* Begin INFORMATION SHOWN *

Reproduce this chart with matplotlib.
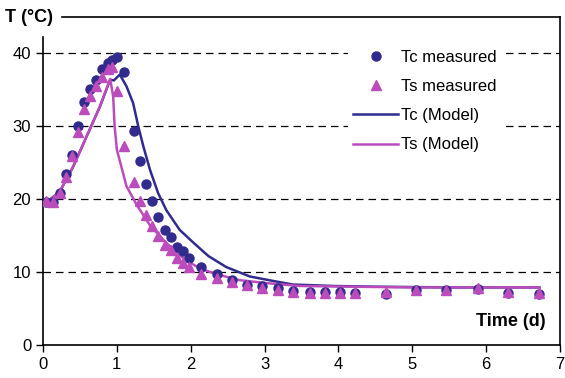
import matplotlib
matplotlib.use("Agg")
import matplotlib.pyplot as plt

plt.rcParams['font.family'] = ['Liberation Sans', 'DejaVu Sans']

# measured data (days, deg C)
t_meas = [0.04, 0.14, 0.23, 0.31, 0.39, 0.48, 0.56, 0.64, 0.72, 0.80, 0.88, 0.93,
          1.00, 1.09, 1.23, 1.31, 1.40, 1.48, 1.56, 1.65, 1.73, 1.81, 1.90, 1.98,
          2.14, 2.35, 2.56, 2.76, 2.96, 3.18, 3.38, 3.61, 3.82, 4.02, 4.23, 4.64,
          5.05, 5.46, 5.89, 6.30, 6.72]
tc_meas = [19.6, 19.6, 20.8, 23.4, 26.1, 30.0, 33.4, 35.1, 36.3, 37.8, 38.7, 39.1,
           39.5, 37.4, 29.4, 25.2, 22.1, 19.7, 17.5, 15.8, 14.8, 13.5, 12.9, 11.9,
           10.7, 9.75, 8.9, 8.3, 8.1, 7.8, 7.4, 7.3, 7.3, 7.3, 7.2, 7.0,
           7.5, 7.5, 7.7, 7.2, 7.0]
ts_meas = [19.7, 19.6, 20.8, 23.1, 25.9, 29.2, 32.4, 34.2, 35.5, 36.8, 37.9, 38.2,
           34.8, 27.3, 22.3, 19.8, 17.9, 16.3, 15.0, 13.7, 13.0, 12.0, 11.3, 10.7,
           9.75, 9.2, 8.6, 8.3, 7.8, 7.6, 7.3, 7.2, 7.2, 7.2, 7.2, 7.3,
           7.5, 7.5, 7.8, 7.3, 7.1]

# model curves
t_tc_mod = [0.03, 0.09, 0.23, 0.41, 0.59, 0.77, 0.91, 0.96, 1.04, 1.13, 1.22, 1.29,
            1.36, 1.45, 1.56, 1.67, 1.85, 2.03, 2.24, 2.48, 2.80, 3.11, 3.38, 3.92,
            4.5, 5.5, 6.72]
tc_mod = [19.7, 19.9, 21.1, 24.5, 28.6, 32.7, 36.4, 36.3, 37.1, 35.5, 33.2, 30.0,
          27.2, 24.0, 20.8, 18.5, 15.8, 14.1, 12.2, 10.7, 9.4, 8.8, 8.3, 8.1,
          8.0, 7.9, 7.9]
t_ts_mod = [0.03, 0.09, 0.23, 0.41, 0.59, 0.77, 0.91, 0.95, 0.97, 1.00, 1.13, 1.27,
            1.45, 1.67, 1.90, 2.12, 2.39, 2.66, 3.02, 3.47, 4.15, 5.0, 6.72]
ts_mod = [19.7, 19.9, 21.1, 24.5, 28.6, 32.7, 36.5, 34.1, 30.0, 26.8, 21.8, 19.2,
          16.4, 14.0, 11.9, 10.5, 9.6, 8.9, 8.5, 8.1, 8.0, 7.9, 7.9]

c_tc = '#302b8c'
c_ts = '#bc4cbc'

fig = plt.figure(figsize=(5.65, 3.78), dpi=100)
ax = fig.add_axes([43/565, 1-345/378, 517/565, 328/378])

l1, = ax.plot(t_tc_mod, tc_mod, color=c_tc, lw=1.8, label='Tc (Model)', zorder=3)
l2, = ax.plot(t_ts_mod, ts_mod, color=c_ts, lw=1.8, label='Ts (Model)', zorder=3)
m1, = ax.plot(t_meas, tc_meas, 'o', color=c_tc, ms=6.5, label='Tc measured', zorder=4)
m2, = ax.plot(t_meas, ts_meas, '^', color=c_ts, ms=7, label='Ts measured', zorder=5)

ax.set_xlim(0, 7)
ax.set_ylim(0, 45)
ax.set_xticks(range(8))
ax.set_yticks([0, 10, 20, 30, 40])
ax.tick_params(labelsize=12, direction='out', length=5, width=1)
for y in [10, 20, 30, 40]:
    ax.axhline(y, color='black', lw=0.9, ls=(0, (6, 4)), zorder=1)

ax.spines['left'].set_bounds(0, 42.2)
ax.spines['top'].set_bounds(0.26, 7)
for s in ax.spines.values():
    s.set_linewidth(1.2)

fig.text(5/565, 1-17/378, 'T (\u00b0C)', fontsize=13, fontweight='bold', va='center', ha='left')
ax.text(6.8, 3.2, 'Time (d)', fontsize=13, fontweight='bold', va='center', ha='right')

leg = ax.legend(handles=[m1, m2, l1, l2], loc='upper left', bbox_to_anchor=(305/517, 1-28/328),
                frameon=True, fontsize=12, handlelength=2.7, labelspacing=0.85,
                handletextpad=0.2, borderpad=0.3, borderaxespad=0)
leg.get_frame().set_edgecolor('none')
leg.get_frame().set_facecolor('white')
leg.get_frame().set_alpha(1)
leg.get_frame().set_boxstyle('square', pad=0)
leg.set_zorder(6)

fig.savefig('out.png', dpi=100)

* End INFORMATION SHOWN *

§ TASK REQUIREMENTS
Track down every line with the word "matplotlib" and copy it.

§ TASK RESULT
Reproduce this chart with matplotlib.
import matplotlib
matplotlib.use("Agg")
import matplotlib.pyplot as plt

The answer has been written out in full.